Aswathy served as the creative producer. The series began production in 2021. By January 2022, six of the films had completed production, including Silalikhitham, Vilpana, Kadalkkaattu, Kazhcha, Abhayam Thedi Veendum, and Swargam Thurakkuna Samayam. Priyadarshan-directed Olavum Theeravum is a remake of the 1970 film of the same name. It began production on 10 July 2022 and wrapped up on 17 July 2022. Priyadarshan also directed Silalikhitham. Kadugannawa Oru Yathra was initially supposed to be directed by Lijo Jose Pellissery. But Ranjith replaced him and began production on 16 August 2022 and wrapped up on 26 August 2022. Olavum Theeravum completed filming in July 2022 in Thodupuzha, which was made in black-and-white format. Initially, the series was produced for Netflix, but the platform rejected the anthology reportedly due to the addition of new segments starring Mohanlal, Mammootty, and Fahadh Faasil which increased the production cost.
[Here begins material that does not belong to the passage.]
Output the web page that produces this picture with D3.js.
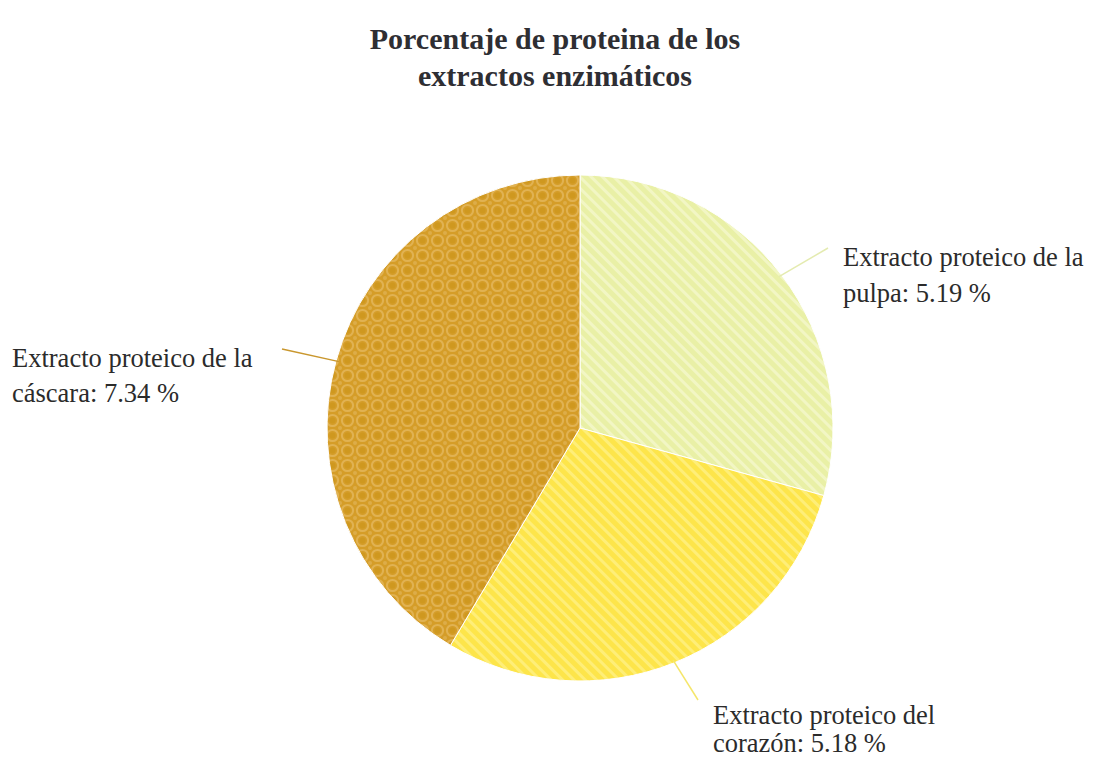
<!DOCTYPE html>
<html>
<head>
<meta charset="utf-8">
<script src="https://cdn.jsdelivr.net/npm/d3@7"></script>
<style>
  html, body { margin: 0; padding: 0; background: #ffffff; }
  svg { display: block; }
  text { font-family: "Liberation Serif", "Times New Roman", serif; }
</style>
</head>
<body>
<svg id="chart" width="1099" height="761"></svg>
<script>
// Protein content of each enzymatic extract (%)
const categories = [
  "Extracto proteico de la pulpa",
  "Extracto proteico del corazón",
  "Extracto proteico de la cáscara"
];
const values = [5.19, 5.18, 7.34];
const labelLines = [
  ["Extracto proteico de la", "pulpa: 5.19 %"],
  ["Extracto proteico del", "corazón: 5.18 %"],
  ["Extracto proteico de la", "cáscara: 7.34 %"]
];
const titleLines = ["Porcentaje de proteina de los", "extractos enzimáticos"];

const svg = d3.select("#chart");
const cx = 580, cy = 428, radius = 253;

// Fill patterns for the slices
const defs = svg.append("defs");

function stripePattern(id, base, stripe) {
  const p = defs.append("pattern")
    .attr("id", id).attr("patternUnits", "userSpaceOnUse")
    .attr("width", 8).attr("height", 8)
    .attr("patternTransform", "rotate(-45)");
  p.append("rect").attr("width", 8).attr("height", 8).attr("fill", base);
  p.append("rect").attr("x", 0).attr("width", 3).attr("height", 8).attr("fill", stripe);
}
stripePattern("pat-pulpa", "#e9f0a6", "#f2f6c4");
stripePattern("pat-corazon", "#fde54a", "#feee78");

const dots = defs.append("pattern")
  .attr("id", "pat-cascara").attr("patternUnits", "userSpaceOnUse")
  .attr("width", 15).attr("height", 15);
dots.append("rect").attr("width", 15).attr("height", 15).attr("fill", "#d59d28");
dots.append("circle").attr("cx", 7.5).attr("cy", 7.5).attr("r", 5.6)
  .attr("fill", "none").attr("stroke", "#e1b252").attr("stroke-width", 2);
[[0, 0], [15, 0], [0, 15], [15, 15]].forEach(([x, y]) =>
  dots.append("circle").attr("cx", x).attr("cy", y).attr("r", 2).attr("fill", "#ddac48"));
dots.append("circle").attr("cx", 7.5).attr("cy", 7.5).attr("r", 3).attr("fill", "#cf981f");

const fills = ["url(#pat-pulpa)", "url(#pat-corazon)", "url(#pat-cascara)"];
const leaderColors = ["#e4ebb0", "#f5e66a", "#c9972e"];

const pie = d3.pie().sort(null).value(d => d)(values);
const arc = d3.arc().innerRadius(0).outerRadius(radius);

const g = svg.append("g").attr("transform", `translate(${cx},${cy})`);
g.selectAll("path.slice")
  .data(pie)
  .join("path")
  .attr("class", "slice")
  .attr("d", arc)
  .attr("fill", (d, i) => fills[i])
  .attr("stroke", "#ffffff")
  .attr("stroke-width", 1);

// Leader lines: from the middle of each slice's rim toward its label
const leaderEnds = [[248, -180], [118, 272], [-298, -79]];
pie.forEach((d, i) => {
  const a = (d.startAngle + d.endAngle) / 2;
  const start = [Math.sin(a) * (radius - 3), -Math.cos(a) * (radius - 3)];
  g.append("line")
    .attr("x1", start[0]).attr("y1", start[1])
    .attr("x2", leaderEnds[i][0]).attr("y2", leaderEnds[i][1])
    .attr("stroke", leaderColors[i]).attr("stroke-width", 1.5);
});

// Labels
const labelPos = [[843, 266], [713, 724], [12, 367]];
const lineGap = [36, 28, 35];
labelLines.forEach((lines, i) => {
  const t = svg.append("text")
    .attr("x", labelPos[i][0]).attr("y", labelPos[i][1])
    .attr("font-size", 26.5).attr("fill", "#2b2b2b");
  lines.forEach((ln, j) => {
    t.append("tspan").attr("x", labelPos[i][0]).attr("dy", j === 0 ? 0 : lineGap[i]).text(ln);
  });
});

// Title
const title = svg.append("text")
  .attr("x", 555).attr("y", 49)
  .attr("text-anchor", "middle")
  .attr("font-size", 30).attr("font-weight", "bold").attr("fill", "#2e2e33");
titleLines.forEach((ln, j) => {
  title.append("tspan").attr("x", 555).attr("dy", j === 0 ? 0 : 37).text(ln);
});
</script>
</body>
</html>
Later, ZEE5 acquired the series.the series was co-produced by Anil Thampi and Chandana Thampi

==Release==
The trailer of the anthology released on 15 July 2024 on Occasion of M.T. Vasudevan Nair's birthday. The series will release on the OTT platform ZEE5. The series was initially planned for release in September on Occasion of Onam but later advanced to 15 August 2024. Apart from Malayalam, the series is also released in Hindi, Tamil, Telugu, and Kannada languages.

==Controversy==
During the trailer launch of the series, Asif Ali was supposed to present a memento to Ramesh Narayan, but Ramesh allegedly refused to accept it from the actor, leading to widespread criticism about his behaviour. He responded that he was music director of Jayaraj's segment of the series, but he didn't get invited to stage on launch event and he was disappointed. He also clarified that he didn't hear the announcement and didn't know that Asif Ali is presenting the momento.

== Reception ==
A review in the Indian Express found, the anthology film "has some standout segments, some that are decent and others that fall short." while The Hindu too stated it contained "a few hidden gems". The Hindustan Times praised the poetic achievement of the production.